> _PROBLEM REQUIREMENTS_:
Without including the pictures, copy out every line below.

•••

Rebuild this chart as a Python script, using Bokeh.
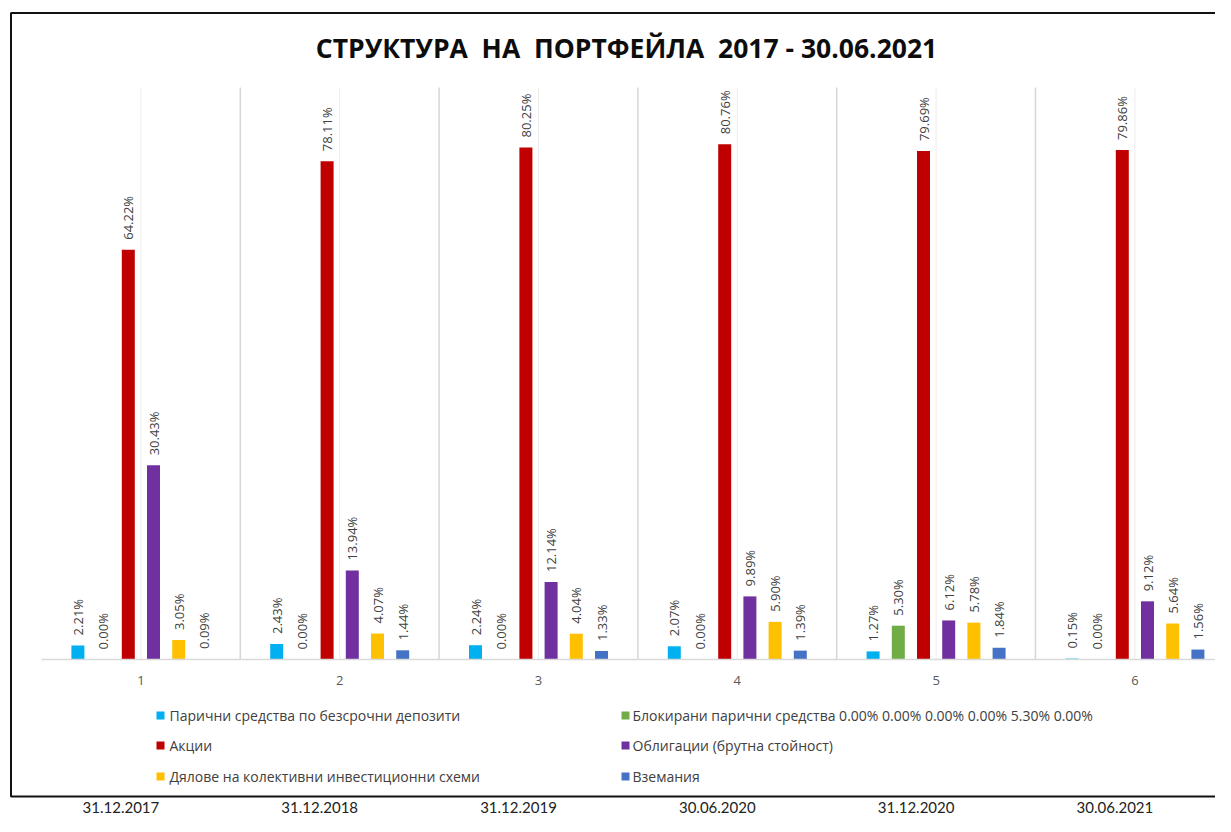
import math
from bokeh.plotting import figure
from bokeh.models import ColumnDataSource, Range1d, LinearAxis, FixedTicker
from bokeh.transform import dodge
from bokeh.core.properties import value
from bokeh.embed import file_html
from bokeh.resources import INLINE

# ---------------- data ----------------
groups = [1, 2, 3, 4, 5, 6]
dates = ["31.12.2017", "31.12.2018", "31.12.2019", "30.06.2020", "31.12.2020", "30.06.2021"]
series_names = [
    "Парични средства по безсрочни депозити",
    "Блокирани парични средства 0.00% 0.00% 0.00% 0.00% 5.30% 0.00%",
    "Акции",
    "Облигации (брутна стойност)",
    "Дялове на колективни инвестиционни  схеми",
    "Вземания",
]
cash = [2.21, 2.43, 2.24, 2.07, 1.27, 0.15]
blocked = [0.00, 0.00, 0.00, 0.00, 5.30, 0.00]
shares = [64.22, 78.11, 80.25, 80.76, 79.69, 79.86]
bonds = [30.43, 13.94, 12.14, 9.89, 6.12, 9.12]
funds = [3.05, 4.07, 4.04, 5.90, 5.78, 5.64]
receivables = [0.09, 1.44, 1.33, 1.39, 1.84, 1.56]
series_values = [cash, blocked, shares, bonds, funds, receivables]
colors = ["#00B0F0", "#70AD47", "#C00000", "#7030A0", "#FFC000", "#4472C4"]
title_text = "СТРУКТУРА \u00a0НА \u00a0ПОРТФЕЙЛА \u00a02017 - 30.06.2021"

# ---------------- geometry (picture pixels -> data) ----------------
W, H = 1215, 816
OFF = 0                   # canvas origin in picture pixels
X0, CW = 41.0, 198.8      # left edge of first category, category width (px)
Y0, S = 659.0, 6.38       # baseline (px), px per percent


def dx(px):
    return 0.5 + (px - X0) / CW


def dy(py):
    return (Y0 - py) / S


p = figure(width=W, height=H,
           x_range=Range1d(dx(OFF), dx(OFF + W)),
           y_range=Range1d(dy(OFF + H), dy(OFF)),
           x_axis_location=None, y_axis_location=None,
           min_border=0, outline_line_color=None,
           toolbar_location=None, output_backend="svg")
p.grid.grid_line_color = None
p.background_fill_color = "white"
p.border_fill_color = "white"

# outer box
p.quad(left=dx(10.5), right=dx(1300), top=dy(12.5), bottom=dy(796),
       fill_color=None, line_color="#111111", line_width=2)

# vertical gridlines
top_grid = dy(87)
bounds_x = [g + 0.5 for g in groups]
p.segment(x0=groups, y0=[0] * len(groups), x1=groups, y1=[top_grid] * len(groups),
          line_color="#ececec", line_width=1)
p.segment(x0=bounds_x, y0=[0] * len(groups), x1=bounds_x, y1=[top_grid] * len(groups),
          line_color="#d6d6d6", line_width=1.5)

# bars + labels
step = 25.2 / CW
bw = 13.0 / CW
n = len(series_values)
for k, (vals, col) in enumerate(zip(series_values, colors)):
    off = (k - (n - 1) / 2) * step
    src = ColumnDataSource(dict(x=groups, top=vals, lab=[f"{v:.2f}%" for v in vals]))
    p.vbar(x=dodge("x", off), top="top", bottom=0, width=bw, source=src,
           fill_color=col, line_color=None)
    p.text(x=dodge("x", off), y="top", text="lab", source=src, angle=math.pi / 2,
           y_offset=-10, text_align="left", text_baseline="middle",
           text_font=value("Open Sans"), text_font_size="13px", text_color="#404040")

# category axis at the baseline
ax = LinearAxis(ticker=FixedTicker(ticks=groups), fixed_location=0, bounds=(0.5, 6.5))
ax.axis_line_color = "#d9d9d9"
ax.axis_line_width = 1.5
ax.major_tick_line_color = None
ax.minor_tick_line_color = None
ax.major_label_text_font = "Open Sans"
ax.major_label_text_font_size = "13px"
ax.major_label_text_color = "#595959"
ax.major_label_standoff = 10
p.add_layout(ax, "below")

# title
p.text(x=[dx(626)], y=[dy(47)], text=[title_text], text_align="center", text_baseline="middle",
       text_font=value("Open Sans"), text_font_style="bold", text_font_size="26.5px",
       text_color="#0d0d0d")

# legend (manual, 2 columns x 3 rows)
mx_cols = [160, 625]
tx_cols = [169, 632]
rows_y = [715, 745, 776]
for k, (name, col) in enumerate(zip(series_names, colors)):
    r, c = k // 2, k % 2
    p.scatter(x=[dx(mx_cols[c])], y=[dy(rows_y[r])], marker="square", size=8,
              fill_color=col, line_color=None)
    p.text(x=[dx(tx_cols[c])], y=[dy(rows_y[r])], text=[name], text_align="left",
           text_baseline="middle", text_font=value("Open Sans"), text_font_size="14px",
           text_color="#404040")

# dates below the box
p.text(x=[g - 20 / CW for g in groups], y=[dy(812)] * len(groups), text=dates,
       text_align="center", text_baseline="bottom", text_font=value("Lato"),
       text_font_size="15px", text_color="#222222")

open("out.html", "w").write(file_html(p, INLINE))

•••

> _COMPLETED EXERCISE_:
Rebuild this chart as a Python script, using Bokeh.
import math
from bokeh.plotting import figure
from bokeh.models import ColumnDataSource, Range1d, LinearAxis, FixedTicker
from bokeh.transform import dodge
from bokeh.core.properties import value
from bokeh.embed import file_html
from bokeh.resources import INLINE

# ---------------- data ----------------
groups = [1, 2, 3, 4, 5, 6]
dates = ["31.12.2017", "31.12.2018", "31.12.2019", "30.06.2020", "31.12.2020", "30.06.2021"]
series_names = [
    "Парични средства по безсрочни депозити",
    "Блокирани парични средства 0.00% 0.00% 0.00% 0.00% 5.30% 0.00%",
    "Акции",
    "Облигации (брутна стойност)",
    "Дялове на колективни инвестиционни  схеми",
    "Вземания",
]
cash = [2.21, 2.43, 2.24, 2.07, 1.27, 0.15]
blocked = [0.00, 0.00, 0.00, 0.00, 5.30, 0.00]
shares = [64.22, 78.11, 80.25, 80.76, 79.69, 79.86]
bonds = [30.43, 13.94, 12.14, 9.89, 6.12, 9.12]
funds = [3.05, 4.07, 4.04, 5.90, 5.78, 5.64]
receivables = [0.09, 1.44, 1.33, 1.39, 1.84, 1.56]
series_values = [cash, blocked, shares, bonds, funds, receivables]
colors = ["#00B0F0", "#70AD47", "#C00000", "#7030A0", "#FFC000", "#4472C4"]
title_text = "СТРУКТУРА \u00a0НА \u00a0ПОРТФЕЙЛА \u00a02017 - 30.06.2021"

# ---------------- geometry (picture pixels -> data) ----------------
W, H = 1215, 816
OFF = 0                   # canvas origin in picture pixels
X0, CW = 41.0, 198.8      # left edge of first category, category width (px)
Y0, S = 659.0, 6.38       # baseline (px), px per percent


def dx(px):
    return 0.5 + (px - X0) / CW


def dy(py):
    return (Y0 - py) / S


p = figure(width=W, height=H,
           x_range=Range1d(dx(OFF), dx(OFF + W)),
           y_range=Range1d(dy(OFF + H), dy(OFF)),
           x_axis_location=None, y_axis_location=None,
           min_border=0, outline_line_color=None,
           toolbar_location=None, output_backend="svg")
p.grid.grid_line_color = None
p.background_fill_color = "white"
p.border_fill_color = "white"

# outer box
p.quad(left=dx(10.5), right=dx(1300), top=dy(12.5), bottom=dy(796),
       fill_color=None, line_color="#111111", line_width=2)

# vertical gridlines
top_grid = dy(87)
bounds_x = [g + 0.5 for g in groups]
p.segment(x0=groups, y0=[0] * len(groups), x1=groups, y1=[top_grid] * len(groups),
          line_color="#ececec", line_width=1)
p.segment(x0=bounds_x, y0=[0] * len(groups), x1=bounds_x, y1=[top_grid] * len(groups),
          line_color="#d6d6d6", line_width=1.5)

# bars + labels
step = 25.2 / CW
bw = 13.0 / CW
n = len(series_values)
for k, (vals, col) in enumerate(zip(series_values, colors)):
    off = (k - (n - 1) / 2) * step
    src = ColumnDataSource(dict(x=groups, top=vals, lab=[f"{v:.2f}%" for v in vals]))
    p.vbar(x=dodge("x", off), top="top", bottom=0, width=bw, source=src,
           fill_color=col, line_color=None)
    p.text(x=dodge("x", off), y="top", text="lab", source=src, angle=math.pi / 2,
           y_offset=-10, text_align="left", text_baseline="middle",
           text_font=value("Open Sans"), text_font_size="13px", text_color="#404040")

# category axis at the baseline
ax = LinearAxis(ticker=FixedTicker(ticks=groups), fixed_location=0, bounds=(0.5, 6.5))
ax.axis_line_color = "#d9d9d9"
ax.axis_line_width = 1.5
ax.major_tick_line_color = None
ax.minor_tick_line_color = None
ax.major_label_text_font = "Open Sans"
ax.major_label_text_font_size = "13px"
ax.major_label_text_color = "#595959"
ax.major_label_standoff = 10
p.add_layout(ax, "below")

# title
p.text(x=[dx(626)], y=[dy(47)], text=[title_text], text_align="center", text_baseline="middle",
       text_font=value("Open Sans"), text_font_style="bold", text_font_size="26.5px",
       text_color="#0d0d0d")

# legend (manual, 2 columns x 3 rows)
mx_cols = [160, 625]
tx_cols = [169, 632]
rows_y = [715, 745, 776]
for k, (name, col) in enumerate(zip(series_names, colors)):
    r, c = k // 2, k % 2
    p.scatter(x=[dx(mx_cols[c])], y=[dy(rows_y[r])], marker="square", size=8,
              fill_color=col, line_color=None)
    p.text(x=[dx(tx_cols[c])], y=[dy(rows_y[r])], text=[name], text_align="left",
           text_baseline="middle", text_font=value("Open Sans"), text_font_size="14px",
           text_color="#404040")

# dates below the box
p.text(x=[g - 20 / CW for g in groups], y=[dy(812)] * len(groups), text=dates,
       text_align="center", text_baseline="bottom", text_font=value("Lato"),
       text_font_size="15px", text_color="#222222")

open("out.html", "w").write(file_html(p, INLINE))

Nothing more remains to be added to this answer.